• _WHAT IS ASKED_: Give the listing again character for character, but drop the images.

• _DATASET CONTENT_:
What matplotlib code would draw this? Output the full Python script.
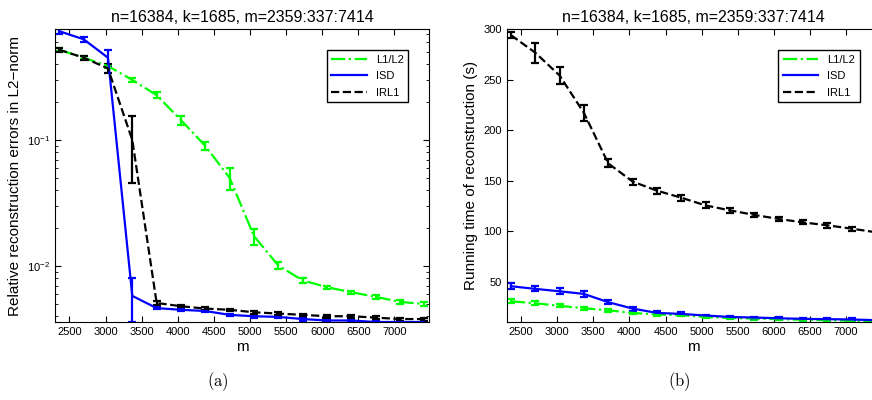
import matplotlib
matplotlib.use('Agg')
from matplotlib import pyplot as plt
from matplotlib.lines import Line2D

plt.rcParams['font.family'] = ['Liberation Sans', 'DejaVu Sans']
plt.rcParams['mathtext.fontset'] = 'cm'

# m = 2359:337:7414
m = [2359, 2696, 3033, 3370, 3707, 4044, 4381, 4718,
     5055, 5392, 5729, 6066, 6403, 6740, 7077, 7414]

# (a) relative errors
err_l1l2 = [0.52, 0.45, 0.386, 0.30, 0.227, 0.144, 0.0897, 0.050,
            0.0173, 0.0101, 0.0077, 0.0068, 0.0062, 0.0057, 0.0052, 0.0050]
err_l1l2_sd = [0.015, 0.01, 0.01, 0.01, 0.012, 0.012, 0.007, 0.01,
               0.0025, 0.0006, 0.0004, 0.0002, 0.0002, 0.0002, 0.0002, 0.0002]
err_isd = [0.73, 0.63, 0.45, 0.0058, 0.00464, 0.0045, 0.0044, 0.0041,
           0.0040, 0.00395, 0.0038, 0.0037, 0.0037, 0.0036, 0.0036, 0.0036]
err_isd_sd = [0.03, 0.03, 0.07, 0.0022, 0.0001, 0.0001, 0.0001, 0.0001,
              0.0001, 0.0001, 0.0001, 0.0001, 0.0001, 0.0001, 0.0001, 0.0001]
err_irl1 = [0.52, 0.45, 0.37, 0.10, 0.0051, 0.0048, 0.0046, 0.0045,
            0.0043, 0.0042, 0.0041, 0.0040, 0.0040, 0.0039, 0.0038, 0.0038]
err_irl1_sd = [0.02, 0.015, 0.03, 0.054, 0.0002, 0.0001, 0.0001, 0.0001,
               0.0001, 0.0001, 0.0001, 0.0001, 0.0001, 0.0001, 0.0001, 0.0001]

# (b) running time (s)
t_l1l2 = [30.5, 28.6, 26.0, 23.6, 21.6, 19.0, 17.4, 16.7,
          15.0, 14.0, 13.4, 12.8, 12.2, 11.8, 11.2, 10.5]
t_l1l2_sd = [2, 2, 1.5, 1.5, 1.5, 1.5, 1, 1, 1, 1, 1, 1, 1, 1, 1, 1]
t_isd = [45.4, 42.8, 40.4, 37.8, 29.6, 23.3, 19.0, 18.0,
         16.4, 15.0, 14.4, 13.7, 13.1, 12.8, 12.5, 11.8]
t_isd_sd = [3, 2.5, 3, 3, 2, 2, 1.5, 1.5, 1, 1, 1, 1, 1, 1, 1, 1]
t_irl1 = [294, 276.6, 254, 217, 167, 149, 140, 133,
          125.4, 120.5, 116, 112, 108.6, 105.7, 102.4, 98.8]
t_irl1_sd = [3, 10, 8, 8, 4, 3, 3, 3, 3, 2.5, 2, 2, 2, 2.5, 2, 1]

labels = ['L1/L2', 'ISD', 'IRL1']
colors = ['#00ff00', '#0000ff', 'black']
styles = ['-.', '-', '--']
title = 'n=16384, k=1685, m=2359:337:7414'

fig = plt.figure(figsize=(8.72, 4.0), dpi=100)
ax1 = fig.add_axes([0.0631, 0.195, 0.429, 0.7325])
ax2 = fig.add_axes([0.581, 0.195, 0.429, 0.7325])

panels = [
    (ax1, [(err_l1l2, err_l1l2_sd), (err_isd, err_isd_sd), (err_irl1, err_irl1_sd)]),
    (ax2, [(t_l1l2, t_l1l2_sd), (t_isd, t_isd_sd), (t_irl1, t_irl1_sd)]),
]

for ax, series in panels:
    handles = []
    for (y, e), lab, c, ls in zip(series, labels, colors, styles):
        ax.errorbar(m, y, yerr=e, color=c, linestyle=ls, linewidth=1.6,
                    elinewidth=1.6, capsize=3, capthick=1.6)
        handles.append(Line2D([], [], color=c, linestyle=ls, linewidth=1.6, label=lab))
    ax.set_xlim(2300, 7480)
    ax.set_xticks(range(2500, 7001, 500))
    ax.tick_params(direction='in', which='both', top=True, right=True,
                   labelsize=8, length=4)
    ax.tick_params(which='minor', length=2)
    ax.set_title(title, fontsize=11.5, pad=5)
    ax.set_xlabel('m', fontsize=11, labelpad=2)
    leg = ax.legend(handles=handles, loc='upper right', fontsize=8,
                    handlelength=3.2, fancybox=False, edgecolor='black',
                    framealpha=1, borderaxespad=1.9, labelspacing=0.6)
    leg.get_frame().set_linewidth(1.0)

ax1.set_yscale('log')
ax1.set_ylim(0.0036, 0.76)
ax1.set_ylabel('Relative reconstruction errors in L2\u2212norm', fontsize=11)
ax2.set_ylim(10, 300)
ax2.set_ylabel('Running time of reconstruction (s)', fontsize=11)

fig.text(0.25, 0.045, r'$\mathrm{(a)}$', fontsize=12, ha='center', va='center')
fig.text(0.779, 0.045, r'$\mathrm{(b)}$', fontsize=12, ha='center', va='center')

fig.savefig('out.png', dpi=100)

• _TASK ANSWER_:
What matplotlib code would draw this? Output the full Python script.
import matplotlib
matplotlib.use('Agg')
from matplotlib import pyplot as plt
from matplotlib.lines import Line2D

plt.rcParams['font.family'] = ['Liberation Sans', 'DejaVu Sans']
plt.rcParams['mathtext.fontset'] = 'cm'

# m = 2359:337:7414
m = [2359, 2696, 3033, 3370, 3707, 4044, 4381, 4718,
     5055, 5392, 5729, 6066, 6403, 6740, 7077, 7414]

# (a) relative errors
err_l1l2 = [0.52, 0.45, 0.386, 0.30, 0.227, 0.144, 0.0897, 0.050,
            0.0173, 0.0101, 0.0077, 0.0068, 0.0062, 0.0057, 0.0052, 0.0050]
err_l1l2_sd = [0.015, 0.01, 0.01, 0.01, 0.012, 0.012, 0.007, 0.01,
               0.0025, 0.0006, 0.0004, 0.0002, 0.0002, 0.0002, 0.0002, 0.0002]
err_isd = [0.73, 0.63, 0.45, 0.0058, 0.00464, 0.0045, 0.0044, 0.0041,
           0.0040, 0.00395, 0.0038, 0.0037, 0.0037, 0.0036, 0.0036, 0.0036]
err_isd_sd = [0.03, 0.03, 0.07, 0.0022, 0.0001, 0.0001, 0.0001, 0.0001,
              0.0001, 0.0001, 0.0001, 0.0001, 0.0001, 0.0001, 0.0001, 0.0001]
err_irl1 = [0.52, 0.45, 0.37, 0.10, 0.0051, 0.0048, 0.0046, 0.0045,
            0.0043, 0.0042, 0.0041, 0.0040, 0.0040, 0.0039, 0.0038, 0.0038]
err_irl1_sd = [0.02, 0.015, 0.03, 0.054, 0.0002, 0.0001, 0.0001, 0.0001,
               0.0001, 0.0001, 0.0001, 0.0001, 0.0001, 0.0001, 0.0001, 0.0001]

# (b) running time (s)
t_l1l2 = [30.5, 28.6, 26.0, 23.6, 21.6, 19.0, 17.4, 16.7,
          15.0, 14.0, 13.4, 12.8, 12.2, 11.8, 11.2, 10.5]
t_l1l2_sd = [2, 2, 1.5, 1.5, 1.5, 1.5, 1, 1, 1, 1, 1, 1, 1, 1, 1, 1]
t_isd = [45.4, 42.8, 40.4, 37.8, 29.6, 23.3, 19.0, 18.0,
         16.4, 15.0, 14.4, 13.7, 13.1, 12.8, 12.5, 11.8]
t_isd_sd = [3, 2.5, 3, 3, 2, 2, 1.5, 1.5, 1, 1, 1, 1, 1, 1, 1, 1]
t_irl1 = [294, 276.6, 254, 217, 167, 149, 140, 133,
          125.4, 120.5, 116, 112, 108.6, 105.7, 102.4, 98.8]
t_irl1_sd = [3, 10, 8, 8, 4, 3, 3, 3, 3, 2.5, 2, 2, 2, 2.5, 2, 1]

labels = ['L1/L2', 'ISD', 'IRL1']
colors = ['#00ff00', '#0000ff', 'black']
styles = ['-.', '-', '--']
title = 'n=16384, k=1685, m=2359:337:7414'

fig = plt.figure(figsize=(8.72, 4.0), dpi=100)
ax1 = fig.add_axes([0.0631, 0.195, 0.429, 0.7325])
ax2 = fig.add_axes([0.581, 0.195, 0.429, 0.7325])

panels = [
    (ax1, [(err_l1l2, err_l1l2_sd), (err_isd, err_isd_sd), (err_irl1, err_irl1_sd)]),
    (ax2, [(t_l1l2, t_l1l2_sd), (t_isd, t_isd_sd), (t_irl1, t_irl1_sd)]),
]

for ax, series in panels:
    handles = []
    for (y, e), lab, c, ls in zip(series, labels, colors, styles):
        ax.errorbar(m, y, yerr=e, color=c, linestyle=ls, linewidth=1.6,
                    elinewidth=1.6, capsize=3, capthick=1.6)
        handles.append(Line2D([], [], color=c, linestyle=ls, linewidth=1.6, label=lab))
    ax.set_xlim(2300, 7480)
    ax.set_xticks(range(2500, 7001, 500))
    ax.tick_params(direction='in', which='both', top=True, right=True,
                   labelsize=8, length=4)
    ax.tick_params(which='minor', length=2)
    ax.set_title(title, fontsize=11.5, pad=5)
    ax.set_xlabel('m', fontsize=11, labelpad=2)
    leg = ax.legend(handles=handles, loc='upper right', fontsize=8,
                    handlelength=3.2, fancybox=False, edgecolor='black',
                    framealpha=1, borderaxespad=1.9, labelspacing=0.6)
    leg.get_frame().set_linewidth(1.0)

ax1.set_yscale('log')
ax1.set_ylim(0.0036, 0.76)
ax1.set_ylabel('Relative reconstruction errors in L2\u2212norm', fontsize=11)
ax2.set_ylim(10, 300)
ax2.set_ylabel('Running time of reconstruction (s)', fontsize=11)

fig.text(0.25, 0.045, r'$\mathrm{(a)}$', fontsize=12, ha='center', va='center')
fig.text(0.779, 0.045, r'$\mathrm{(b)}$', fontsize=12, ha='center', va='center')

fig.savefig('out.png', dpi=100)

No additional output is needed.